When liners are ready for installation, they are inserted in metal tubulars and then the pipes are capped and a specially formulated grout is injected into the tubular to fill the annular space between the OD of the composite liner and the ID of the tubular. The grout helps insulate the pipe and mitigates pressure in the liner, transferring it to the pipe, which is the load-bearing member of the assembly. “Internal pressure is transferred through the liner to the grout, and then to the steel pipe,” explains Zapata. The grout fills a space that ranges from 0.040 inch to 1 inch (1 mm to 25.4 mm), depending on pipe diameter and application requirements.
MAKING A CONNECTION
Lining the pipe is only part of the challenge of providing effective downhole tubulars. Segments of pipe must be connected to reach the specified depth. This requires oil field operators to thread together pipe sections. To accomplish this, about 3 inches/76.2 mm of male thread are cut into each end of the tubular. A female-threaded metallic sleeve, or coupling, is then screwed onto one end, which eventually will secure the joint between two pipes.
When the two tubulars are connected, the liner within each pipe must be perfectly sealed to the liner in the adjoining pipe. This is done with two injection molded flanges that are set inside the end of each liner and then flared out to cover the entire exposed edge of the liner. When two tubulars are mated in the field, the male end of the tubular to be added is threaded into the female coupler of the existing pipe. As this is done, the operator inserts between the flanges a corrosion barrier ring (CBR), which provides the liner-to-liner seal. For standard API (American Petroleum Institute; Washington, D.C.) connections, DUOLINE offers an oil-resistant nitrile CBR that incorporates steel wire reinforcements that help the ring hold its shape and resist expansion during pressure cycles. For premium or proprietary threaded connections, the company offers a glass-reinforced PTFE (polytetrafluoroethylene) CBR. The CBR in both cases is designed to accommodate variations in thread makeup in the coupling between two pipes.

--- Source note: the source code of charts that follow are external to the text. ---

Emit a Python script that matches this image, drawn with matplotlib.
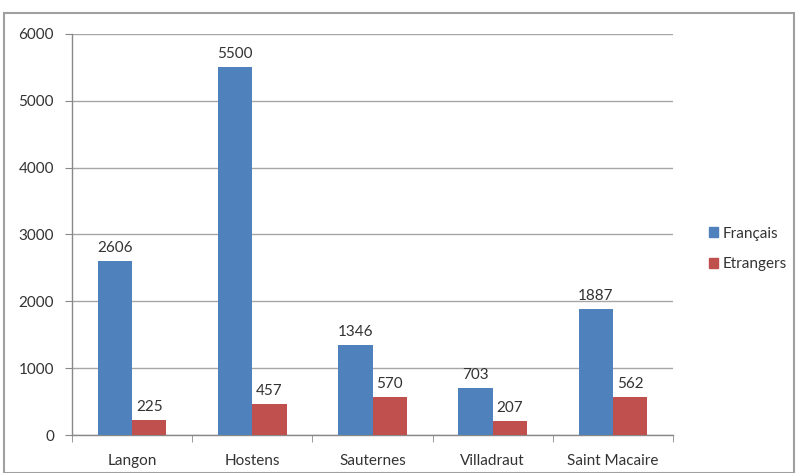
import matplotlib
matplotlib.use("Agg")
import matplotlib.pyplot as plt
import numpy as np
from matplotlib.patches import Rectangle, Patch

categories = ["Langon", "Hostens", "Sauternes", "Villadraut", "Saint Macaire"]
francais = [2606, 5500, 1346, 703, 1887]
etrangers = [225, 457, 570, 207, 562]
series_names = ["Français", "Etrangers"]
yticks = [0, 1000, 2000, 3000, 4000, 5000, 6000]

plt.rcParams['font.family'] = ['Lato', 'DejaVu Sans']
blue = "#4F81BD"
red = "#C0504D"
txt = "#333333"
fs = 11

fig = plt.figure(figsize=(7.98, 4.73), dpi=100)
ax = fig.add_axes([72/798, 1-435/473, (673-72)/798, (435-34)/473])

x = np.arange(len(categories))
w = 0.285
b1 = ax.bar(x - w/2, francais, w, color=blue, label=series_names[0], zorder=3)
b2 = ax.bar(x + w/2, etrangers, w, color=red, label=series_names[1], zorder=3)
for bars, vals in ((b1, francais), (b2, etrangers)):
    for r, v in zip(bars, vals):
        ax.text(r.get_x() + r.get_width()/2, v + 90, str(v), ha="center", va="bottom",
                fontsize=fs, color=txt)

ax.set_xlim(-0.5, len(categories) - 0.5)
ax.set_ylim(0, 6000)
ax.set_yticks(yticks)
ax.set_yticklabels([str(t) for t in yticks], fontsize=fs, color=txt)
ax.yaxis.grid(True, color="#A6A6A6", linewidth=1, zorder=0)
ax.set_axisbelow(True)

ax.set_xticks(x)
ax.set_xticklabels(categories, fontsize=fs, color=txt)
ax.tick_params(axis="x", length=0, pad=14)
ax.set_xticks(np.arange(-0.5, len(categories), 1), minor=True)
ax.tick_params(axis="x", which="minor", length=5, color="#888888", direction="out")
ax.tick_params(axis="y", length=5, color="#888888", direction="out", pad=8)

for s in ("top", "right"):
    ax.spines[s].set_visible(False)
for s in ("left", "bottom"):
    ax.spines[s].set_color("#888888")
    ax.spines[s].set_linewidth(1)

handles = [Patch(color=blue, label=series_names[0]), Patch(color=red, label=series_names[1])]
leg = fig.legend(handles=handles, loc="center left", bbox_to_anchor=(695/798, 1-249/473),
                 frameon=False, fontsize=fs, handlelength=0.6, handleheight=0.6,
                 handletextpad=0.3, labelspacing=1.1)
for t in leg.get_texts():
    t.set_color(txt)

fig.patches.append(Rectangle((4/798, 0), (794-4)/798, 1-13/473, transform=fig.transFigure,
                             fill=False, edgecolor="#A0A0A0", linewidth=1.5))

fig.savefig("out.png", dpi=100, facecolor="white")
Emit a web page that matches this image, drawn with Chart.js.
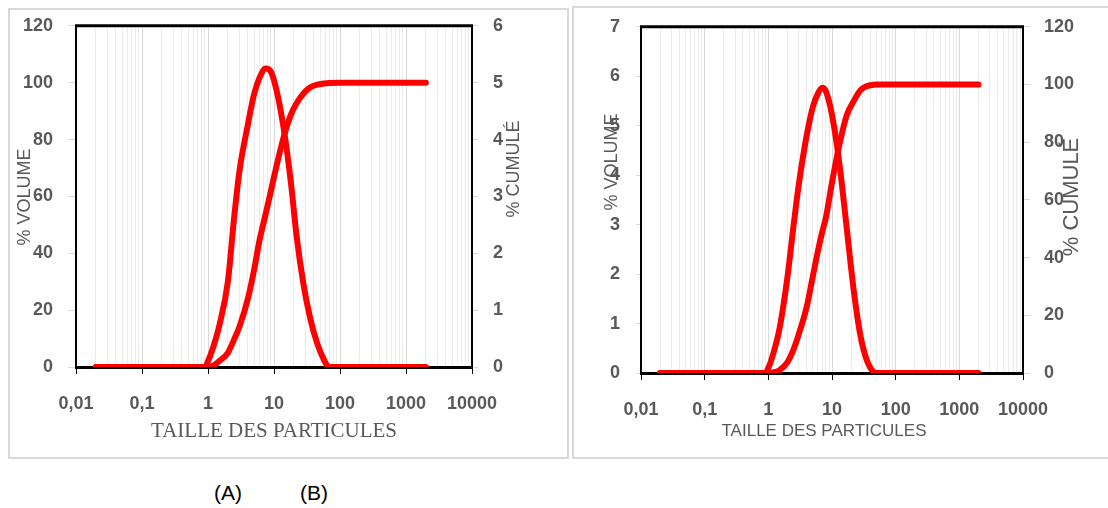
<!DOCTYPE html>
<html>
<head>
<meta charset="utf-8">
<script src="https://cdn.jsdelivr.net/npm/chart.js@4/dist/chart.umd.min.js"></script>
<style>
  body { margin: 0; background: #fff; width: 1108px; height: 508px; overflow: hidden; position: relative; font-family: "Liberation Sans", Arial, sans-serif; }
  .panel { position: absolute; border: 2px solid #d9d9d9; box-sizing: border-box; }
  #pA { left: 8px; top: 8px; width: 561px; height: 451px; }
  #pB { left: 572px; top: 6px; width: 560px; height: 453px; }
  canvas { position: absolute; top: 0; }
  #chartA { left: 0; }
  #chartB { left: 570px; }
  .cap { position: absolute; top: 481px; width: 60px; margin-left: -30px; text-align: center; font-size: 21px; color: #000; }
</style>
</head>
<body>
<div class="panel" id="pA"></div>
<div class="panel" id="pB"></div>
<canvas id="chartA" width="567" height="460"></canvas>
<canvas id="chartB" width="538" height="460"></canvas>
<div class="cap" style="left:228px">(A)</div>
<div class="cap" style="left:314px">(B)</div>

<script>
// x axis (log) : decades and labels
const xDecades = [0.01, 0.1, 1, 10, 100, 1000, 10000];
const xLabels  = ["0,01", "0,1", "1", "10", "100", "1000", "10000"];

// chart (A) — taille des particules, % volume (bell) and % cumulé (S)
const sizesA  = [0.02, 0.1, 0.5, 0.9, 1, 1.2, 1.5, 2, 2.5, 3, 4, 5, 6, 7.5, 9, 11, 14, 18, 22, 28, 35, 45, 57, 68, 100, 500, 2000];
const volumeA = [0, 0, 0, 0, 0.1, 0.35, 0.75, 1.5, 2.65, 3.45, 4.25, 4.8, 5.08, 5.25, 5.19, 4.85, 4.2, 3.25, 2.3, 1.45, 0.88, 0.42, 0.13, 0, 0, 0, 0];
const cumulA  = [0, 0, 0, 0, 0, 0.5, 2.2, 5, 9.8, 14.2, 23.8, 34.2, 44.3, 54, 62, 71, 80.8, 88.7, 92.8, 96.2, 98.3, 99.3, 99.7, 99.9, 100, 100, 100];

// chart (B)
const sizesB  = [0.02, 0.1, 0.5, 0.9, 1, 1.2, 1.5, 2, 2.5, 3, 4, 5, 6, 7, 8, 10, 13, 17, 22, 28, 35, 45, 50, 100, 500, 2000];
const volumeB = [0, 0, 0, 0, 0.1, 0.4, 0.9, 1.95, 3.0, 3.8, 4.8, 5.38, 5.65, 5.77, 5.7, 5.22, 4.26, 2.94, 1.66, 0.75, 0.27, 0.02, 0, 0, 0, 0];
const cumulB  = [0, 0, 0, 0, 0, 0.2, 1.0, 3.8, 8.3, 13.4, 22.9, 33.5, 42.2, 48.8, 53.8, 66, 78.9, 89.3, 94.3, 98, 99.4, 99.9, 100, 100, 100, 100];

const RED = "#ff0000";
const GREY_TXT = "#595959";
const tickFont = { family: "'Liberation Sans', Arial, sans-serif", size: 18, weight: "bold" };

// minor + major ticks of the log axis
const xTicks = [];
xDecades.forEach((d, i) => {
  if (i === xDecades.length - 1) { xTicks.push({ value: d, dec: true, label: xLabels[i] }); return; }
  for (let k = 1; k <= 9; k++) {
    xTicks.push({ value: +(k * d).toPrecision(3), dec: k === 1, label: k === 1 ? xLabels[i] : "" });
  }
});

function pts(xs, ys) { return xs.map((x, i) => ({ x: x, y: ys[i] })); }

const extras = {
  id: "extras",
  afterDraw(chart, args, o) {
    const { ctx, chartArea: a } = chart;
    ctx.save();
    ctx.strokeStyle = "#000";
    ctx.lineWidth = 3;
    ctx.beginPath();
    ctx.moveTo(a.left - 1, a.top);
    ctx.lineTo(a.right + 1, a.top);
    ctx.stroke();
    ctx.fillStyle = GREY_TXT;
    ctx.textAlign = "center";
    ctx.textBaseline = "middle";
    (o.titles || []).forEach(t => {
      ctx.save();
      ctx.font = t.font;
      ctx.translate(t.x, t.y);
      if (t.rot) ctx.rotate(-Math.PI / 2);
      ctx.fillText(t.text, 0, 0);
      ctx.restore();
    });
    ctx.restore();
  }
};

function yScale(pos, max, step, width, tl, pad) {
  return {
    position: pos,
    min: 0, max: max,
    afterFit: s => { s.width = width; },
    grid: { drawOnChartArea: false, color: "#d9d9d9", tickLength: tl },
    border: { color: "#000", width: 2 },
    ticks: { stepSize: step, color: GREY_TXT, font: tickFont, padding: pad }
  };
}

function makeChart(id, cfg) {
  return new Chart(document.getElementById(id), {
    type: "scatter",
    data: {
      datasets: [
        { data: pts(cfg.sizes, cfg.volume), yAxisID: cfg.volAxis },
        { data: pts(cfg.sizes, cfg.cumul), yAxisID: cfg.cumAxis }
      ].map(ds => Object.assign(ds, {
        showLine: true, borderColor: RED, borderWidth: 6, pointRadius: 0,
        borderCapStyle: "round", borderJoinStyle: "round", cubicInterpolationMode: "monotone"
      }))
    },
    options: {
      responsive: false,
      animation: false,
      layout: { padding: { top: cfg.top, left: 0, right: 0, bottom: 0 } },
      plugins: { legend: { display: false }, tooltip: { enabled: false }, extras: { titles: cfg.titles } },
      scales: {
        x: {
          type: "logarithmic",
          min: 0.01, max: 10000,
          afterBuildTicks: s => { s.ticks = xTicks.map(t => Object.assign({}, t)); },
          afterFit: s => { s.height = cfg.xHeight; },
          grid: {
            color: c => (c.tick && c.tick.dec ? "#d9d9d9" : "#ebebeb"),
            tickColor: c => (c.tick && c.tick.dec ? "#000" : "rgba(0,0,0,0)"),
            tickLength: 7
          },
          border: { color: "#000", width: 3 },
          ticks: {
            autoSkip: false, maxRotation: 0, color: GREY_TXT, font: tickFont, padding: 19,
            callback: (v, i) => xTicks[i].label
          }
        },
        y: yScale("left", cfg.yMax, cfg.yStep, cfg.leftW, cfg.leftTl, cfg.leftPad),
        y2: yScale("right", cfg.y2Max, cfg.y2Step, cfg.rightW, cfg.rightTl, cfg.rightPad)
      }
    },
    plugins: [extras]
  });
}

makeChart("chartA", {
  sizes: sizesA, volume: volumeA, cumul: cumulA, volAxis: "y2", cumAxis: "y",
  top: 25, xHeight: 93,
  yMax: 120, yStep: 20, leftW: 76, leftTl: 8, leftPad: 15,
  y2Max: 6, y2Step: 1, rightW: 95, rightTl: 6, rightPad: 15,
  titles: [
    { text: "TAILLE DES PARTICULES", x: 274, y: 431, font: "21px 'Liberation Serif', 'Times New Roman', serif" },
    { text: "% VOLUME", x: 25, y: 197, rot: true, font: "18px 'Liberation Sans', Arial, sans-serif" },
    { text: "% CUMULÉ", x: 514, y: 169, rot: true, font: "18px 'Liberation Sans', Arial, sans-serif" }
  ]
});

makeChart("chartB", {
  sizes: sizesB, volume: volumeB, cumul: cumulB, volAxis: "y", cumAxis: "y2",
  top: 24, xHeight: 87,
  yMax: 7, yStep: 1, leftW: 71, leftTl: 5, leftPad: 16,
  y2Max: 120, y2Step: 20, rightW: 85, rightTl: 7, rightPad: 14,
  titles: [
    { text: "TAILLE DES PARTICULES", x: 254, y: 431, font: "17px 'Liberation Sans', Arial, sans-serif" },
    { text: "% VOLUME", x: 42, y: 162, rot: true, font: "18px 'Liberation Sans', Arial, sans-serif" },
    { text: "% CUMULÉ", x: 502, y: 197, rot: true, font: "22px 'Liberation Sans', Arial, sans-serif" }
  ]
});
</script>
</body>
</html>
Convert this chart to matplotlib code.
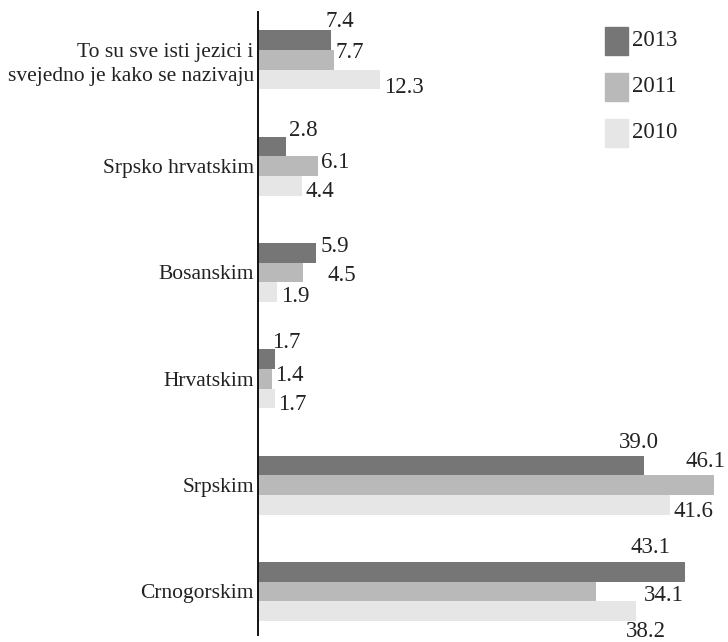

CBRs are injection molded by a Taiwanese partner. CBR installation in the field is verified by a reference band that’s painted onto the outside of every pipe. If, after the CBR is inserted, the threaded sleeve reaches the reference band, the installation is successful. If the threaded sleeve fails to reach the reference band, then the CBR install was flawed.
Because the actual service life of a tubular, even one with a DUOLINE liner, is application-dependent, the frequency of use, the maintenance schedule of the operator and a variety of other factors not under DUOLINE’s control, the company is hesitant to offer guarantees or estimates of how long its liners will last. Zapata notes that in some cases, oil and gas producers change their pipe every two years whether it needs it or not. Other producers, however, reportedly have left DUOLINE-lined pipe in the hole for 20 years without incident.
THE FUTURE IS BRIGHT
Oil may be expensive, in high demand and less plentiful than it once was, but Zapata says those facts, ironically, are the source of DUOLINE’s optimism about the future. “As we move forward, there will be increased need for glass-reinforced epoxy liners because our fields are being depleted,” he contends. “Demand for enhanced oil recovery will rise, and with it will come a mandate for exploration in deeper and harsher well applications. These demanding applications will require a liner product that can withstand high pressures, depths, temperatures and chemical factors.” DUOLINE is researching alternative materials and manufacturing specifications to produce a product that will meet the demands of such applications.